Hoping to Turn Again
My two-year old son is standing in the path worn through the New Hampshire woods, peering intently at the innumerable rocks studding the ground. For most of this holiday trip to New England he has done nothing but run. He ran along the street fronting the wharfs of Portland in the cool fog and misty rain of late May. He scampered up and down the hill, from playground to seaside to playground, in front of the old homes along East End. He tumbled merrily down York Beach in his dinosaur slicker and boots, mimicking the ebbing and flowing tide—at least, until he tumbled face first into a chilly tidal puddle. So my wife and I decided nothing would be better than to take this whirlwind of a child into the woods and find an easy path through the hills around Lake Winnipesaukee.
But at this moment, the whirlwind would prefer to study each and every rock and pebble on the first 100 yards of this path, while the humidity from the recent rain turns stifling in the sun. I have lost count of the bugs biting me since we left the car.
Parents with more experience than me will recognize the frustration that sets in at these times. Still, I suspect as time goes on that I will develop a better feel for when he will want to run down the path, or instead sit and mull the existence of a stone. The whims of a child also ebb and flow, maybe not as predictably, but certainly more frequently. It took some prodding, some carrying, and some mud splashing, but we did eventually start to make our way through the woods.
And yet—perhaps I missed some small grace in that moment. “What is actual is actual only for one time and only for one place,” writes TS Eliot in his great conversion poem “Ash Wednesday.” In that time and at that place, my child saw something wondrous in rocks on a path. He wanted to pick them up, feel them in his hand, pass them to his father for keeping. As I reflect on that trip now, I recall long summer days in the Texas hills I grew up in. I spent hours studying the patterns formed by water running through thin soil over rocky ground.
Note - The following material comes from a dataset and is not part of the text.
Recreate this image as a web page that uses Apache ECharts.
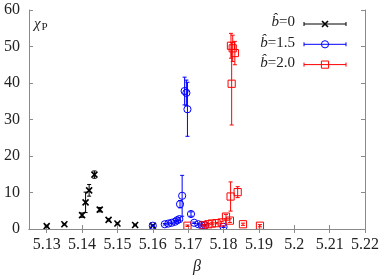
<!DOCTYPE html>
<html><head><meta charset="utf-8">
<script src="https://cdn.jsdelivr.net/npm/echarts@6/dist/echarts.min.js"></script>
<style>html,body{margin:0;padding:0;background:#fff}#c{width:382px;height:278px}</style>
</head><body><div id="c"></div>
<script>
// ---- data ----
const xTicks = [5.13,5.14,5.15,5.16,5.17,5.18,5.19,5.20,5.21,5.22];
const yTicks = [0,10,20,30,40,50,60];

const b0Beta = [5.13,5.135,5.14,5.141,5.142,5.1435,5.145,5.1475,5.15,5.155,5.16];
const b0Val  = [0.8,1.3,3.8,7.3,10.6,14.9,5.3,2.5,1.5,1.1,0.9];
const b0Err  = [0.2,0.2,0.6,2.8,1.6,1.0,0.6,0.3,0.2,0.2,0.2];

const b15Beta = [5.16,5.1634,5.1644,5.1653,5.1663,5.1669,5.1675,5.1677,5.1683,5.169,5.1695,5.1698,5.1708,5.1717,5.1729,5.1738,5.1748,5.18];
const b15Val  = [0.9,1.3,1.5,1.7,2.0,2.4,2.7,6.8,9.1,37.8,37.3,32.8,4.1,1.7,1.3,1.1,1.0,0.6];
const b15Err  = [0.2,0.2,0.2,0.2,0.3,0.3,0.4,1.0,5.6,3.8,3.5,7.4,0.6,0.2,0.2,0.2,0.2,0.2];

const b20Beta = [5.1698,5.1743,5.1757,5.1767,5.178,5.1795,5.1807,5.1818,5.182,5.1821,5.1823,5.1826,5.1832,5.184,5.1855,5.1903];
const b20Val  = [0.9,1.0,1.3,1.5,1.6,1.8,3.4,2.3,8.9,50.2,39.8,49.5,48.2,10.1,1.3,0.9];
const b20Err  = [0.2,0.2,0.2,0.2,0.2,0.3,0.6,0.5,4.0,3.4,11.3,3.6,3.2,1.5,0.3,0.3];

const seriesNames = ['b̂=0','b̂=1.5','b̂=2.0'];
const colors = ['#000000','#0000ff','#ff0000'];
const kinds = ['cross','circle','square'];

function rows(b,v,e){ return b.map((x,i)=>[x,v[i],e[i]]); }

function markerShapes(kind, cx, cy, color, lw){
  const s = {stroke: color, fill: 'none', lineWidth: lw};
  if (kind==='circle') return [{type:'circle', shape:{cx:cx,cy:cy,r:3.6}, style:s}];
  if (kind==='square') return [{type:'rect', shape:{x:cx-3.6,y:cy-3.6,width:7.2,height:7.2}, style:s}];
  const d=3;
  return [{type:'line', shape:{x1:cx-d,y1:cy-d,x2:cx+d,y2:cy+d}, style:{stroke:color,lineWidth:1.6}},
          {type:'line', shape:{x1:cx-d,y1:cy+d,x2:cx+d,y2:cy-d}, style:{stroke:color,lineWidth:1.6}}];
}

function makeRender(kind, color){
  return function(params, api){
    const x = api.value(0), y = api.value(1), e = api.value(2);
    const p = api.coord([x,y]), t = api.coord([x,y+e]), b = api.coord([x,y-e]);
    const cw = 2;
    const st = {stroke: color, lineWidth: 1};
    const ch = [
      {type:'line', shape:{x1:p[0],y1:t[1],x2:p[0],y2:b[1]}, style:st},
      {type:'line', shape:{x1:p[0]-cw,y1:t[1],x2:p[0]+cw,y2:t[1]}, style:st},
      {type:'line', shape:{x1:p[0]-cw,y1:b[1],x2:p[0]+cw,y2:b[1]}, style:st}
    ].concat(markerShapes(kind, p[0], p[1], color, 1));
    return {type:'group', children: ch};
  };
}

const datasets = [rows(b0Beta,b0Val,b0Err), rows(b15Beta,b15Val,b15Err), rows(b20Beta,b20Val,b20Err)];

const axisColor = '#8a8a8a';
const labelFont = {fontFamily:'Liberation Serif', fontSize:16, color:'#222'};

// legend drawn as graphics
const legendGraphics = [];
seriesNames.forEach((n,i)=>{
  const y = 24 + i*20.3;
  legendGraphics.push({type:'text', right: 382-295, top: y-9, style:{
    text: '{i|b̂}{n|' + n.slice(2) + '}',
    rich:{i:{fontFamily:'Liberation Serif', fontStyle:'italic', fontSize:15, fill:'#222'},
          n:{fontFamily:'Liberation Serif', fontSize:15, fill:'#222'}}
  }});
  const c = colors[i];
  const st = {stroke:c, lineWidth:1};
  legendGraphics.push({type:'line', shape:{x1:304,y1:y,x2:346,y2:y}, style:st});
  legendGraphics.push({type:'line', shape:{x1:304,y1:y-2,x2:304,y2:y+2}, style:st});
  legendGraphics.push({type:'line', shape:{x1:346,y1:y-2,x2:346,y2:y+2}, style:st});
  markerShapes(kinds[i], 325, y, c, 1).forEach(g=>legendGraphics.push(g));
});
legendGraphics.push({type:'text', left:34, top:17, style:{
  text:'{a|χ}{b|P}',
  rich:{a:{fontFamily:'Liberation Serif', fontStyle:'italic', fontSize:15, fill:'#222'},
        b:{fontFamily:'Liberation Serif', fontSize:11, fill:'#222', padding:[5,0,0,1]}}
}});

const chart = echarts.init(document.getElementById('c'), null, {renderer:'canvas'});
chart.setOption({
  animation:false,
  backgroundColor:'#fff',
  grid:{left:29, right:17, top:10, bottom:49, containLabel:false, outerBoundsMode:'none'},
  xAxis:[{
    type:'value', min:5.125, max:5.22, position:'bottom',
    name:'β', nameLocation:'middle', nameGap:30,
    nameTextStyle:{fontFamily:'Liberation Serif', fontStyle:'italic', fontSize:16, color:'#222'},
    axisLine:{lineStyle:{color:axisColor, width:1}},
    axisTick:{inside:true, length:4, lineStyle:{color:axisColor}, customValues:xTicks},
    axisLabel:Object.assign({margin:8, customValues:xTicks, formatter:v=>String(+v.toFixed(2))}, labelFont),
    splitLine:{show:false}
  },{
    type:'value', min:5.125, max:5.22, position:'top',
    axisLine:{lineStyle:{color:axisColor, width:1}},
    axisTick:{inside:true, length:4, lineStyle:{color:axisColor}, customValues:xTicks},
    axisLabel:{show:false}, splitLine:{show:false}
  }],
  yAxis:[{
    type:'value', min:0, max:60, interval:10, position:'left',
    axisLine:{show:true, lineStyle:{color:axisColor, width:1}},
    axisTick:{show:true, inside:true, length:4, lineStyle:{color:axisColor}},
    axisLabel:Object.assign({margin:9, formatter:v=>yTicks.indexOf(v)>=0?String(v):''}, labelFont),
    splitLine:{show:false}
  },{
    type:'value', min:0, max:60, interval:10, position:'right',
    axisLine:{show:true, lineStyle:{color:axisColor, width:1}},
    axisTick:{show:true, inside:true, length:4, lineStyle:{color:axisColor}},
    axisLabel:{show:false}, splitLine:{show:false}
  }],
  series: datasets.map((d,i)=>({
    type:'custom', name:seriesNames[i], xAxisIndex:0, yAxisIndex:0,
    renderItem: makeRender(kinds[i], colors[i]),
    encode:{x:0, y:1}, data:d, clip:true
  })),
  graphic: legendGraphics
});
</script></body></html>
I named the little rivulets on our property. I gathered the leaves and the juniper berries. I followed ants marching to and from their conquered bits of food dropped in the grass, carrying the crumbs back to their mounds.
I don’t recall when I stopped doing these things, but they are long gone now. My inner child’s eye has lost sight from the cataracts of non-use. Instead, “the blind eye creates the empty forms between the ivory gates,” through which pass the false dreams of adulthood. In this “dreamcrossed twilight between birth and dying” we too often lose sight of the reality around us, or above us.
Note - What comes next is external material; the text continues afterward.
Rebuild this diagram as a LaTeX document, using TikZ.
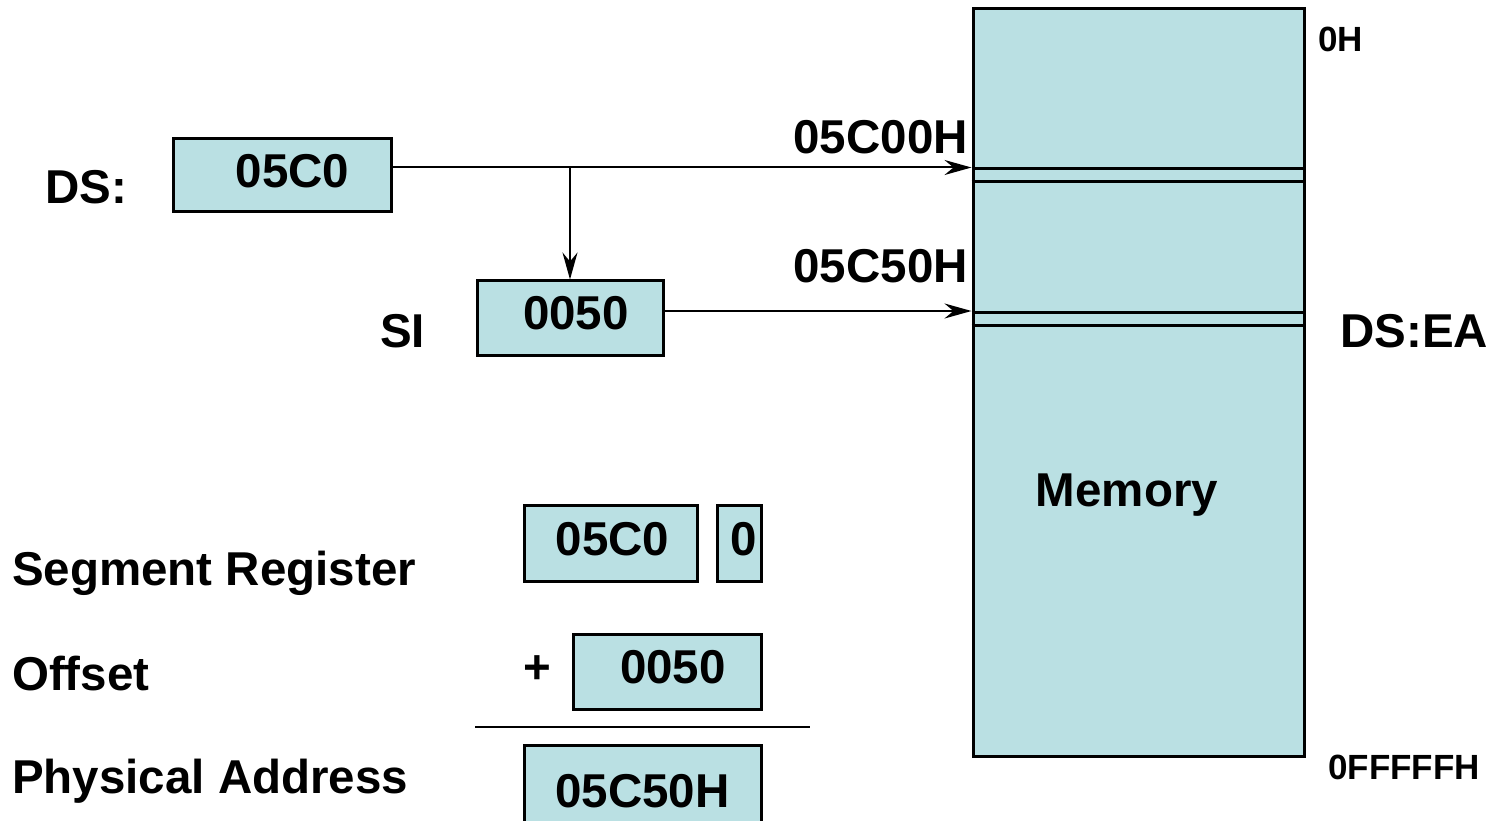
\documentclass[tikz,border=0pt]{standalone}
\usepackage{fontspec}
\setmainfont{Liberation Sans}
\usetikzlibrary{arrows.meta}
\definecolor{memfill}{RGB}{186,224,227}
\begin{document}
\begin{tikzpicture}[x=1pt,y=-1pt,
  big/.style={font=\bfseries\fontsize{47.5}{52}\selectfont, inner sep=0pt},
  small/.style={font=\bfseries\fontsize{35}{38}\selectfont, inner sep=0pt},
  reg/.style={draw, line width=3pt, fill=memfill, inner sep=0pt,
    font=\bfseries\fontsize{47.5}{52}\selectfont, text height=34pt, text depth=10pt},
  conn/.style={line width=2pt, -{Stealth[length=27pt,width=15pt,inset=9pt]}},
  rule/.style={line width=2pt}]
\useasboundingbox (0,0) rectangle (1492,821);
\clip (0,0) rectangle (1492,821);

% memory
\node[draw, line width=3pt, fill=memfill, minimum width=331pt, minimum height=747pt, inner sep=0pt] (mem) at (1138.5,382.5) {};
\coordinate (b1) at (1000,169);
\coordinate (b2) at (1000,182);
\coordinate (b3) at (1000,312);
\coordinate (b4) at (1000,325);
\draw[line width=3pt] (mem.west |- b1) -- (mem.east |- b1);
\draw[line width=3pt] (mem.west |- b2) -- (mem.east |- b2);
\draw[line width=3pt] (mem.west |- b3) -- (mem.east |- b3);
\draw[line width=3pt] (mem.west |- b4) -- (mem.east |- b4);
\node[big, anchor=base] (memlbl) at (1127,506) {Memory};
\node[small, anchor=base west] (top) at (1318,52) {0H};
\node[small, anchor=base west] (bot) at (1328,779) {0FFFFFH};
\node[big, anchor=base west] (dsea) at (1340,347) {DS:EA};

% registers
\node[reg, minimum width=218pt, minimum height=73pt] (ds) at (282.5,175.5) {\hspace*{20pt}05C0};
\node[big, anchor=base west] (dslbl) at (45,204) {DS:};
\node[reg, minimum width=186pt, minimum height=74pt] (si) at (570,318) {\hspace*{12pt}0050};
\node[big, anchor=base west] (silbl) at (380,347) {SI};
\node[big, anchor=base east] (a1) at (968,154) {05C00H};
\node[big, anchor=base east] (a2) at (968,283) {05C50H};

\coordinate (dsout) at ([yshift=8pt]ds.east);
\coordinate (memin1) at (mem.west |- dsout);
\coordinate (br) at (dsout -| si.north);
\coordinate (siout) at ([yshift=7pt]si.east);
\coordinate (memin2) at (mem.west |- siout);
\draw[conn] (dsout) -- (memin1);
\draw[conn] (br) -- (si.north);
\draw[conn] (siout) -- (memin2);

% calculation
\node[big, anchor=base west] (l1) at (12,585) {Segment Register};
\node[big, anchor=base west] (l2) at (12,690) {Offset};
\node[big, anchor=base west] (l3) at (12,793) {Physical Address};

\node[reg, minimum width=173pt, minimum height=76pt] (seg) at (610.5,543) {\hspace*{4pt}05C0};
\node[reg, minimum width=44pt, minimum height=76pt] (zero) at (739,543) {\hspace*{10pt}0};
\node[big] (plus) at (537,670) {+};
\node[reg, minimum width=188pt, minimum height=75pt] (off) at (667,671.5) {\hspace*{12pt}0050};
\coordinate (r1) at (475,727);
\coordinate (r2) at (810,727);
\draw[rule] (r1) -- (r2);
\node[reg, minimum width=237pt, minimum height=100pt] (phys) at (642.5,795) {05C50H};
\end{tikzpicture}
\end{document}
But when I am sensitive enough to recognize these delicate moments, the cataracts are shaken loose, and I can see again, through my son’s eyes. When he stops to ponder a rock, I too recall my wonder at creation. When he shrieks with joy at seeing the familiar creek near our house, the well-worn sights seem fresh again. And when he runs out and back with the roaring tide, it is a chance for me to see the beauty that yet pervades this fallen world. “I do not hope to turn again,” writes Eliot, and neither did I hope to see such things. Yet because of my son I find myself turning again and again, in ways unprompted and unlooked for, to that wonder in which all wisdom begins. My lost heart recalls these things, and “stiffens and rejoices in the lost lilac and the lost sea voices.” In that stiffening of the heart, I see the grace of God.
The falsely attractive siren call of the mundane adult world always beckons now, and I must heed it more than I would like. I must struggle daily to turn again, “wavering between the profit and the loss” in a modern transactional society with no room for wonder. But my boy does not hear the drudgery of adult life. I hope for his sake and mine that he is deaf to it as long as possible. Because in his amazement at the world around him, I find “the new years that walk.” I am restored to my better nature, as he sets about “restoring with a new verse the ancient rhyme.” I have and will teach him much, but in his joyful ignorance of practical things he has taught me “to care and not to care.” In his boundless enthusiasm, he teaches me “to sit still.” And in those delicate times when I can lay in the grass and look at the sky with him, wondering at the great blue dome and the passing clouds, I can hear my soul whisper as Eliot’s did: Lord I am not worthy. Domine non sumus digni, ut intres sub tectum caeruleum nostrum.